When I started prototyping it's started as full duplex. I was up for the challenge and wanted to understand why this already didn't really exist.
It ended up being awful. A standard real time call your able to interject and talk over someone and this works because of the low latency. The other person can stop talking and the conversation still flows.
The latency from Tor just makes it awkward to the point that you have to almost relearn how to have a conversation since by the time your interjecting and they hear the interjection, a whole 6 seconds may have passed and they may already be on a whole other train of thought. Walkie talkie architecture just forces you to listen and digest the message, think, respond.

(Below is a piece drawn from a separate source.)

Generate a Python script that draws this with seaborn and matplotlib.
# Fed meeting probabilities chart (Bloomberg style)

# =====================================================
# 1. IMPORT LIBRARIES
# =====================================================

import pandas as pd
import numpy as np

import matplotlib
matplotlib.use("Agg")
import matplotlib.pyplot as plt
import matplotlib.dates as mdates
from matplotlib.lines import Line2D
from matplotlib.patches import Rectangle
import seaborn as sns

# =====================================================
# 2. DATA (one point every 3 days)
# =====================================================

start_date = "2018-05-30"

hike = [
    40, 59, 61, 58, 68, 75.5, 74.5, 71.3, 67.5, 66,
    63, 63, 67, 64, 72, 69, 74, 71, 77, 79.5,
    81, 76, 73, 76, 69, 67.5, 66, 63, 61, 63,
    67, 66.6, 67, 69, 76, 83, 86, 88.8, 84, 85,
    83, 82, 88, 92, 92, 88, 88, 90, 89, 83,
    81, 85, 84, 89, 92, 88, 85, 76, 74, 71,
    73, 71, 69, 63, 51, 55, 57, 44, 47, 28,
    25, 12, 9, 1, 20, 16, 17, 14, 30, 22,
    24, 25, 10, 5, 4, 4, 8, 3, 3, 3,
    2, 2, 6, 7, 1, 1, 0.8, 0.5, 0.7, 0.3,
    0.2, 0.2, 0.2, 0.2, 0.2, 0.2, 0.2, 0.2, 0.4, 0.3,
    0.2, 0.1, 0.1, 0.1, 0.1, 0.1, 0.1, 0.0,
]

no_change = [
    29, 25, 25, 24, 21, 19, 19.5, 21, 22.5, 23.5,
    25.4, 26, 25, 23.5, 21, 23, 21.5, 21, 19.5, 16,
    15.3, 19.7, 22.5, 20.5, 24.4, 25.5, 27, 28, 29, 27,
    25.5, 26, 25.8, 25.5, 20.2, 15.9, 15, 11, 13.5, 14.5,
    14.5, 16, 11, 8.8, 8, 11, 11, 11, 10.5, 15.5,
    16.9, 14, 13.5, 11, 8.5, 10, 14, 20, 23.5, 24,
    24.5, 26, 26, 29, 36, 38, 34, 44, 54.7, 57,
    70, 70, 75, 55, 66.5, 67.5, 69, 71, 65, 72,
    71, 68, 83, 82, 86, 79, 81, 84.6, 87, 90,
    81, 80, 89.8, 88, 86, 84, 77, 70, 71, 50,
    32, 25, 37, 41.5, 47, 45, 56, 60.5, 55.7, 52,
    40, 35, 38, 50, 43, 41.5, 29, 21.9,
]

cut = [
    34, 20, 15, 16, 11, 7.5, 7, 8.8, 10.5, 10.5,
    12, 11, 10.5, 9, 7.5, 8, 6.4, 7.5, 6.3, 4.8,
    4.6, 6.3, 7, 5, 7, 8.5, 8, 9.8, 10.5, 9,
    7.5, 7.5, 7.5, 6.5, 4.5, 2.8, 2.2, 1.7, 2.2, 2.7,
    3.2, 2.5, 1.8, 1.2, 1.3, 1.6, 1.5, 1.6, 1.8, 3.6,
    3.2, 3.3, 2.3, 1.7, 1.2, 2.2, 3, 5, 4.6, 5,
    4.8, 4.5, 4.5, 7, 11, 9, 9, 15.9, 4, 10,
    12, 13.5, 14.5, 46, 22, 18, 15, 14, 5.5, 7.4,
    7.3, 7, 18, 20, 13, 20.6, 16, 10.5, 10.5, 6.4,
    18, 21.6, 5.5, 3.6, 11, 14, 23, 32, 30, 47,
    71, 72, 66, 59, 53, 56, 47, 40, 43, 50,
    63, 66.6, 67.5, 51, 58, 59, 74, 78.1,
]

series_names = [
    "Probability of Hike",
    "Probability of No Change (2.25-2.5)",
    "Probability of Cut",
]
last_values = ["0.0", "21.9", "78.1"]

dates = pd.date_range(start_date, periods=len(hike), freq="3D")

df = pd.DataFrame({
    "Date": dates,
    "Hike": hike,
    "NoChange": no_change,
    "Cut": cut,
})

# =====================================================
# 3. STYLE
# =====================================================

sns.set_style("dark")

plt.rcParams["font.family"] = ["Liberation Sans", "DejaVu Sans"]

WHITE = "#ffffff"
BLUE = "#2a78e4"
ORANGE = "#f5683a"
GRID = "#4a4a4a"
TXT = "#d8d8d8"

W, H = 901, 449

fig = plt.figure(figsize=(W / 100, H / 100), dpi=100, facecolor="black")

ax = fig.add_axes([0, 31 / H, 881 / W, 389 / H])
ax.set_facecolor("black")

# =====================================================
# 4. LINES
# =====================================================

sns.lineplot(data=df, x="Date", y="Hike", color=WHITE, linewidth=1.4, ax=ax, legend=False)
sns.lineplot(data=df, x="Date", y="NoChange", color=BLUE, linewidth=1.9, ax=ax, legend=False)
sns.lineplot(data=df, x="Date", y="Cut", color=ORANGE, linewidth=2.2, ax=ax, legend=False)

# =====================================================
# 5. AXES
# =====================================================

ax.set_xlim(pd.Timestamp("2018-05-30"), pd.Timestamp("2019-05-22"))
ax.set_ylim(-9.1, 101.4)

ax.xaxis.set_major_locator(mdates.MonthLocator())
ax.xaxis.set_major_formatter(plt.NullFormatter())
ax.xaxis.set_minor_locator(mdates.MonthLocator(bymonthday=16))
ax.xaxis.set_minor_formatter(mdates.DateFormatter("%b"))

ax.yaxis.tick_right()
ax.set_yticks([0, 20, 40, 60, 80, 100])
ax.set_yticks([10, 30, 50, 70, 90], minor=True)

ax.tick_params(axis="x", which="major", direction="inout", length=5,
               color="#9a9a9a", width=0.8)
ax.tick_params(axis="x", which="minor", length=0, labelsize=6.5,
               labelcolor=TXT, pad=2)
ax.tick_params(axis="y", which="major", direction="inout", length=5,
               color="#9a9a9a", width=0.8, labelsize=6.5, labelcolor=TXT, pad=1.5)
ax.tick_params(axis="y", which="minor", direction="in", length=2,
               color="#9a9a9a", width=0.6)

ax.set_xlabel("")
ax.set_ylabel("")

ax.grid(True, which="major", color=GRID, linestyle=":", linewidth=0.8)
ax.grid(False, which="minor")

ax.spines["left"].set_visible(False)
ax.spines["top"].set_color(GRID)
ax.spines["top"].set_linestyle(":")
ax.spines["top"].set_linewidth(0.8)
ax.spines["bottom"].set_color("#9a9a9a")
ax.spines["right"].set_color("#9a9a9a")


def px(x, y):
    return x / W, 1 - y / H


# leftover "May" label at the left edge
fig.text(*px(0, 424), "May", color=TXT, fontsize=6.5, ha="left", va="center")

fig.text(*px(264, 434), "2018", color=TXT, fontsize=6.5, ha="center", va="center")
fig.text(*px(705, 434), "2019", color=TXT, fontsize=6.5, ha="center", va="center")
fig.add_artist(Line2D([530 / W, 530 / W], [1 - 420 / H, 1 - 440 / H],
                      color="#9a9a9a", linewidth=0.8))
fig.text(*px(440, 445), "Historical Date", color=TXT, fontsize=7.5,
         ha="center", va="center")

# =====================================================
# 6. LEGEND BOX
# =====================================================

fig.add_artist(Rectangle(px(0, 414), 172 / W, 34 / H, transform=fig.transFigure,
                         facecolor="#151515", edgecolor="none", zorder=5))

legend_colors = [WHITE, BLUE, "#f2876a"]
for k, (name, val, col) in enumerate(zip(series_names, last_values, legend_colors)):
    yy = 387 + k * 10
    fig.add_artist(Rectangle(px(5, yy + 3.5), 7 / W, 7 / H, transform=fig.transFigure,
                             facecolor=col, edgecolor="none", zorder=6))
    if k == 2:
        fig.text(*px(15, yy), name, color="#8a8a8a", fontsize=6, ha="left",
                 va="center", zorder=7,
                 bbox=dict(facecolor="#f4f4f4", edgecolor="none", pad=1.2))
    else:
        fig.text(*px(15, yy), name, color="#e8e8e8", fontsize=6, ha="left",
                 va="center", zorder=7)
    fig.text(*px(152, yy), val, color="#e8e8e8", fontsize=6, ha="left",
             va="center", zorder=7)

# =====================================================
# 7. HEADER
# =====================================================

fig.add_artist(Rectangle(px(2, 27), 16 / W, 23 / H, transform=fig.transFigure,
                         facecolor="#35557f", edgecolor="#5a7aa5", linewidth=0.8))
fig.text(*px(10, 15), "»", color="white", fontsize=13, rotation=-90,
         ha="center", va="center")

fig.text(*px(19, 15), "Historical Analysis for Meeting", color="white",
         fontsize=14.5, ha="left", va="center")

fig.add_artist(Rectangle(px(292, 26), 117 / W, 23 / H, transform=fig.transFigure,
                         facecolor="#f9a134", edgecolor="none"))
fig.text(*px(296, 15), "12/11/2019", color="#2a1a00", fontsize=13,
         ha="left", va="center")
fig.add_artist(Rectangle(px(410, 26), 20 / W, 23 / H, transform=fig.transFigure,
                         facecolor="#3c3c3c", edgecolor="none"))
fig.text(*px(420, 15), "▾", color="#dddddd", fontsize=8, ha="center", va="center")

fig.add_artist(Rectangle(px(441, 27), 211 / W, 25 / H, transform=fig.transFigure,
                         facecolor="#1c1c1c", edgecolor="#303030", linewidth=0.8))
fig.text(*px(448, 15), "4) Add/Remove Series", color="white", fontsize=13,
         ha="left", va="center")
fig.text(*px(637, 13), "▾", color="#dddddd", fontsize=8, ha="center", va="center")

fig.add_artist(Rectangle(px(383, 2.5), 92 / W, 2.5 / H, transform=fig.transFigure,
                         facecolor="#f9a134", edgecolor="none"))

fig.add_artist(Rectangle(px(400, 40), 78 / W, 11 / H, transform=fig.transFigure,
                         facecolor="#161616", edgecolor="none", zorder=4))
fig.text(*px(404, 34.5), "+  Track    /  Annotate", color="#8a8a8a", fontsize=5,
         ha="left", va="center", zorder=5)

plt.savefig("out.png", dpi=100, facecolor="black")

There are two layers of encryption here. Tor, which already is encrypting the data, and locally via openssl before transmit.
I have 21 ciphers programed in from the openSSL library. There's a lot more available in the library but these are supposedly the strongest. The cipher used is not secret so while in the call you can see your cipher, and the remote cipher real time.
The authentication is resting entirely in the users lap. It's up to them how to come up with key exchange.
For me, I would be comfortable enough knowing the other side is who I think it is by the simple fact that audio is passing through. Establishing a connection once in person is most ideal.
Because the .onion is derived on device, an attacker can't just forge that. You need also need the private key for a connection to be established.
Let's say an attacker copies the directory from one of the endpoints and has the private key now and can launch tor under your static address. Well, because the additional shared secret is encrypted with another password known only to the user it's useless. The other side will not be receiving forged audio because of this barrier. They may get as far as being in a call, but no audio is going to be played back because the shared secret was successful protected. Even if you pass your message to the attacker, decryption will fail and nothing will pass.
Directly after sending, we run rm -f on $raw_file, $opus_file, $enc_file.
Audio is recived to /audio folder. After audio is decrypted and played we run rm -f $enc_file, $dec_file. There is only a split second that it lives on disk until it's gone.